What are some of the highs and lows of your career to date?

I think I've been really lucky with my career at the BBC. I started as a trainee in the 80s and then became a reporter for the Today programme. I was then a political correspondent when Tony Blair was arriving and John Major's government was falling apart, before taking on the role of Africa correspondent. Then, I was a Newsnight presenter alongside Jeremy Paxman, and then, my goodness Radio 2, with Crimewatch and Panorama and other programmes like that somewhere along the way. That's thirty years at the BBC... which is an awful lot of news!

A lot indeed! You've interviewed many individuals in the political sphere, including all the recent Prime Ministers. Any particularly memorable moments along the way?

Yes, I've spent a lot of time in the lobby of Westminster, interviewing a lot of politicians.

I remember interviewing Tony Blair when he was an MP, just before he became Prime Minister. 

And then there was when I was interviewing Gordan Brown in the 2010 elections and it was revealed he'd been rude to a female pensioner and called her a bigot.
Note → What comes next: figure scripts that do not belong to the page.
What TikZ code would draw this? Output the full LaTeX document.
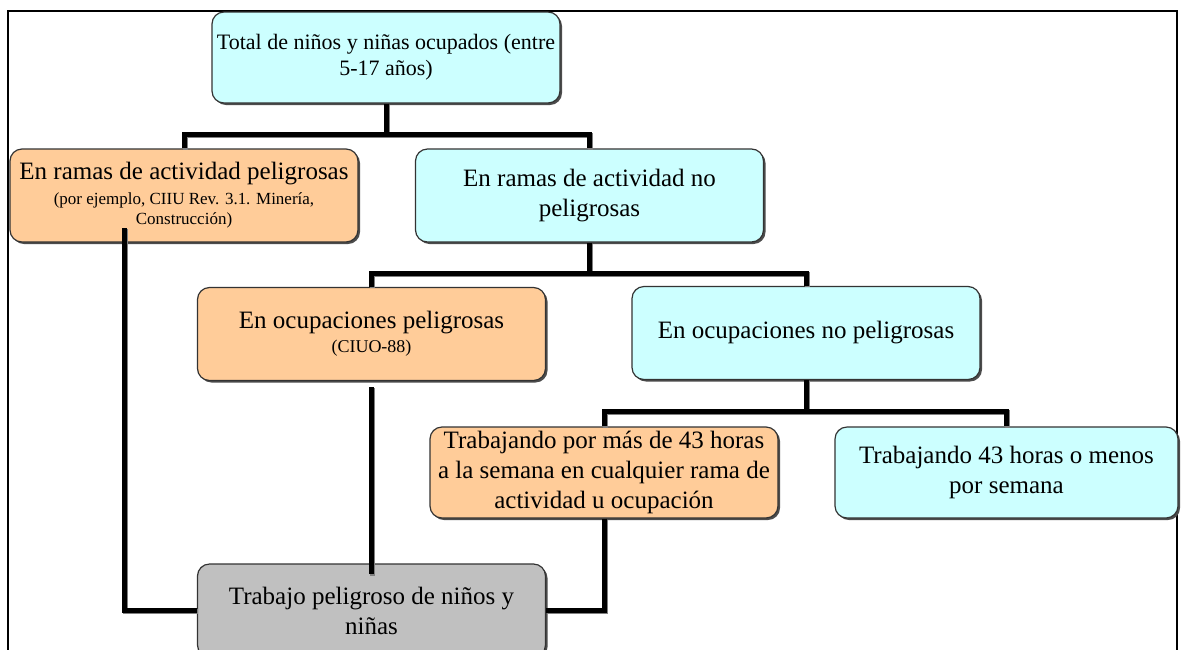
\documentclass[tikz,border=0pt]{standalone}
\usepackage{fontspec}
\setmainfont{Liberation Serif}
\usetikzlibrary{shadows}

\definecolor{celeste}{HTML}{CCFFFF}
\definecolor{naranja}{HTML}{FFCC99}
\definecolor{gris}{HTML}{C0C0C0}

\begin{document}
\begin{tikzpicture}[x=0.5pt, y=-0.5pt,
    caja/.style={draw=black!80, line width=0.6pt, rounded corners=6pt, align=center,
      inner sep=0pt, minimum width=174pt, minimum height=46.5pt,
      drop shadow={shadow xshift=1pt, shadow yshift=-1pt, fill=black!70, opacity=1},
      font=\fontsize{12.5}{15}\selectfont},
    seguro/.style={caja, fill=celeste},
    peligro/.style={caja, fill=naranja},
    final/.style={caja, fill=gris},
    conn/.style={line width=2.5pt,
      preaction={draw=gray, line width=2.5pt, transform canvas={xshift=0.6pt, yshift=-0.6pt}}}]
  \useasboundingbox (0,0) rectangle (1183,649);
  \clip (0,0) rectangle (1183,649);
  % marco
  \draw[line width=1.2pt] (8,700) -- (8,11) -- (1177,11) -- (1177,700);

  \node[seguro, minimum height=45.5pt, font=\fontsize{11}{13}\selectfont] (tot) at (386,57.5)
    {Total de niños y niñas ocupados (entre\\5-17 años)};
  \node[peligro] (rama_pel) at (184,195.5)
    {En ramas de actividad peligrosas\\[-2.5pt]{\fontsize{8.5}{11}\selectfont (por ejemplo, CIIU Rev. 3.1. Minería,}\\[-5pt]{\fontsize{8.5}{11}\selectfont Construcción)}};
  \node[seguro] (rama_nopel) at (589.5,195.5) {En ramas de actividad no\\peligrosas};
  \node[peligro] (ocup_pel) at (371.5,334)
    {En ocupaciones peligrosas\\[-3pt]{\fontsize{9}{11}\selectfont (CIUO-88)}};
  \node[seguro] (ocup_nopel) at (806,333) {En ocupaciones no peligrosas};
  \node[peligro, minimum height=45.5pt] (horas_mas) at (604,472.5)
    {Trabajando por más de 43 horas\\a la semana en cualquier rama de\\actividad u ocupación};
  \node[seguro, minimum width=171.5pt, minimum height=45.5pt] (horas_menos) at (1006.5,472.5)
    {Trabajando 43 horas o menos\\por semana};
  \node[final] (trab_pel) at (371.5,610.5) {Trabajo peligroso de niños y\\niñas};

  % ramas
  \coordinate (b1) at (386,134);
  \coordinate (b2) at (589.5,273);
  \coordinate (b3) at (806,411);
  \draw[conn] (tot.south) -- (b1);
  \draw[conn] (rama_pel.north) |- (b1) -| (rama_nopel.north);
  \draw[conn] (rama_nopel.south) -- (b2);
  \draw[conn] (ocup_pel.north) |- (b2) -| (ocup_nopel.north);
  \draw[conn] (ocup_nopel.south) -- (b3);
  \draw[conn] (horas_mas.north) |- (b3) -| (horas_menos.north);

  % hacia el trabajo peligroso
  \coordinate (izq) at (124,228);
  \draw[conn] (izq) |- (trab_pel.west);
  \draw[conn] ([yshift=-3pt]ocup_pel.south) -- ([yshift=-5.5pt]trab_pel.north);
  \draw[conn] (horas_mas.south) |- (trab_pel.east);
\end{tikzpicture}
\end{document}
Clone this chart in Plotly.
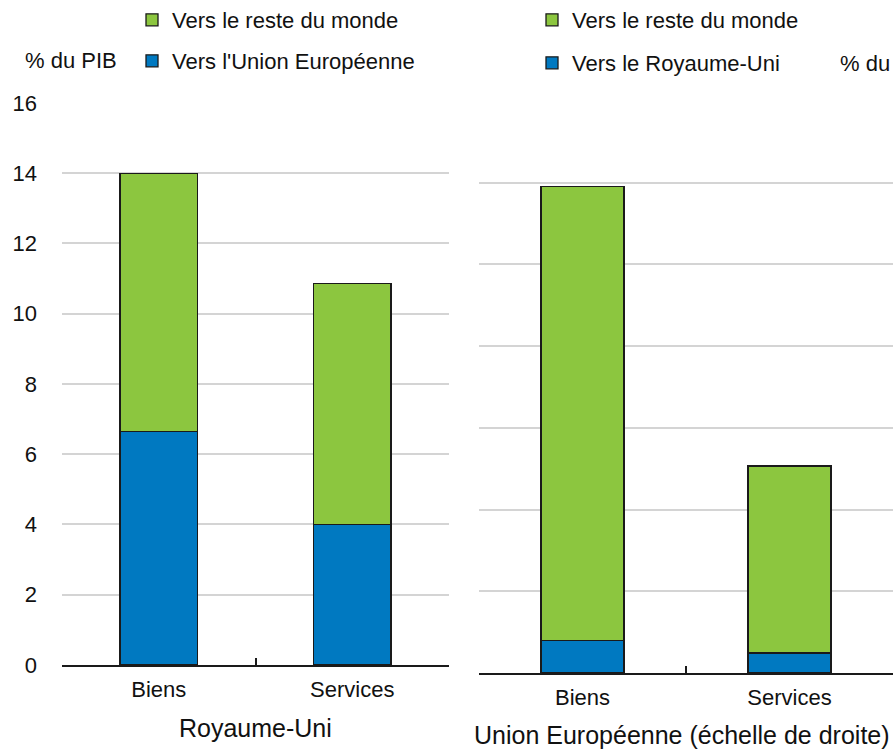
import plotly.graph_objects as go

categories = ["Biens", "Services"]
uk_to_eu = [6.65, 3.99]
uk_to_world = [7.35, 6.88]      # rest of world (stacked on top)
eu_to_uk = [0.80, 0.49]
eu_to_world = [11.10, 4.58]

left_ticks = [0, 2, 4, 6, 8, 10, 12, 14, 16]
right_ticks = [0, 2, 4, 6, 8, 10, 12, 14]

GREEN = "#8cc63f"
BLUE = "#0079c1"
FONT = "Liberation Sans, Arial, sans-serif"
W, H = 896, 754

fig = go.Figure()
line = dict(color="#1a1a1a", width=1.3)

fig.add_trace(go.Bar(x=categories, y=uk_to_eu, name="Vers l'Union Européenne",
                     marker=dict(color=BLUE, line=line), xaxis="x", yaxis="y",
                     legend="legend2", width=0.4))
fig.add_trace(go.Bar(x=categories, y=uk_to_world, name="Vers le reste du monde",
                     marker=dict(color=GREEN, line=line), xaxis="x", yaxis="y",
                     legend="legend", width=0.4))
fig.add_trace(go.Bar(x=categories, y=eu_to_uk, name="Vers le Royaume-Uni",
                     marker=dict(color=BLUE, line=line), xaxis="x2", yaxis="y2",
                     legend="legend4", width=0.4))
fig.add_trace(go.Bar(x=categories, y=eu_to_world, name="Vers le reste du monde",
                     marker=dict(color=GREEN, line=line), xaxis="x2", yaxis="y2",
                     legend="legend3", width=0.4))

def px_x(p):
    return p / W

def px_y(p):
    return 1 - p / H

axis_common = dict(showline=True, linecolor="#1a1a1a", linewidth=1.5,
                   ticks="inside", ticklen=7, tickcolor="#1a1a1a", tickwidth=1.5,
                   tickson="boundaries", showgrid=False, zeroline=False,
                   tickfont=dict(size=22, color="#111"), ticklabelstandoff=4,
                   fixedrange=True)

legend_common = dict(font=dict(size=22, color="#111", family=FONT), bgcolor="rgba(0,0,0,0)",
                     xanchor="left", yanchor="middle", itemwidth=30)

# small headroom so that the top gridline is drawn
L_TOP = 16.02
R_TOP = 14.02

fig.update_layout(
    width=W, height=H,
    margin=dict(l=0, r=0, t=0, b=0, autoexpand=False),
    paper_bgcolor="white", plot_bgcolor="white",
    font=dict(family=FONT, color="#111"),
    barmode="stack",
    xaxis=dict(domain=[px_x(62), px_x(449)], anchor="y", **axis_common),
    yaxis=dict(domain=[px_y(665), px_y(665 - 562 * L_TOP / 16)], range=[0, L_TOP],
               tickvals=left_ticks,
               showgrid=True, gridcolor="#d4d4d4", gridwidth=2, zeroline=False,
               showline=False, ticks="", tickfont=dict(size=22, color="#111"),
               ticklabelstandoff=24, fixedrange=True),
    xaxis2=dict(domain=[px_x(479), px_x(893)], anchor="y2", **axis_common),
    yaxis2=dict(domain=[px_y(673), px_y(673 - 572 * R_TOP / 14)], range=[0, R_TOP],
                tickvals=right_ticks,
                showgrid=True, gridcolor="#d4d4d4", gridwidth=2, zeroline=False,
                showline=False, ticks="", showticklabels=False, fixedrange=True),
    legend=dict(x=px_x(132), y=px_y(20), **legend_common),
    legend2=dict(x=px_x(132), y=px_y(61), **legend_common),
    legend3=dict(x=px_x(532), y=px_y(20), **legend_common),
    legend4=dict(x=px_x(532), y=px_y(63), **legend_common),
    showlegend=True,
)

annotations = [
    dict(text="% du PIB", x=px_x(71), y=px_y(61), xref="paper", yref="paper",
         xanchor="center", yanchor="middle", showarrow=False, font=dict(size=22)),
    dict(text="% du", x=px_x(838), y=px_y(64), xref="paper", yref="paper",
         xanchor="left", yanchor="middle", showarrow=False, font=dict(size=22)),
    dict(text="Royaume-Uni", x=px_x(255), y=px_y(728), xref="paper", yref="paper",
         xanchor="center", yanchor="middle", showarrow=False, font=dict(size=25)),
    dict(text="Union Européenne (échelle de droite)", x=px_x(682), y=px_y(735),
         xref="paper", yref="paper", xanchor="center", yanchor="middle",
         showarrow=False, font=dict(size=25)),
]
fig.update_layout(annotations=annotations)

fig.write_html("out.html", config={"displayModeBar": False},
               post_script="document.body.style.margin='0';document.body.style.overflow='hidden';")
The tape arrived as I was interviewing him, and he sort of slumped forward with his head in the hands - that became the key image of Labour's loss of power after 13 years.

In terms of your reporting, which are your most proud of?

I think the best report I ever did was in South Africa on undercover filming with the South African police. We had a work experience person in the office in Johannesburg who wanted to do something, so I said, "Why don't you go out with the South African police?" She came back with the most stunning footage of people being beaten up, having dogs set on them and cigarettes stubbed in their heads, and so on. As a result, more than a dozen officers were suspended, and Nelson Mandela, the then president, had to give a press conference about it. 

I suddenly thought, 'journalism can change things'.

From your experience, how does that feed into your hosting and speaking style at events?

After thirty years at the BBC, I have a lot of news and political experience, but also along the way have experienced just the crazy, wonderful stuff that happens. (For example, when I was in Naples, Italy, I asked a spokeswoman, "Is crime in this city completely out of control?" and she replied, "No, it is in the control of four families!")

I've done a lot of after-dinner speaking, and, I have to say, I absolutely love it. When I get the brief from somebody, I always ask, "What happened last year?" and try to learn from that. And, of course, I always want to know "Who are the audience?", as tailoring is key! Don't just do the same speech every time.

Also, some of the best entertainment can come in a serious context; from someone who has done news and politics over the years, Africa, Newsnight, working with Paxman, interviewing Tony Blair, working on the Today programme back in the 80s. People are fascinated by what happens inside the BBC and how it works. Although some people might assume it needs to be serious, I actually often find about 9:45pm at night, after everyone's had dinner, an audience does want to be entertained!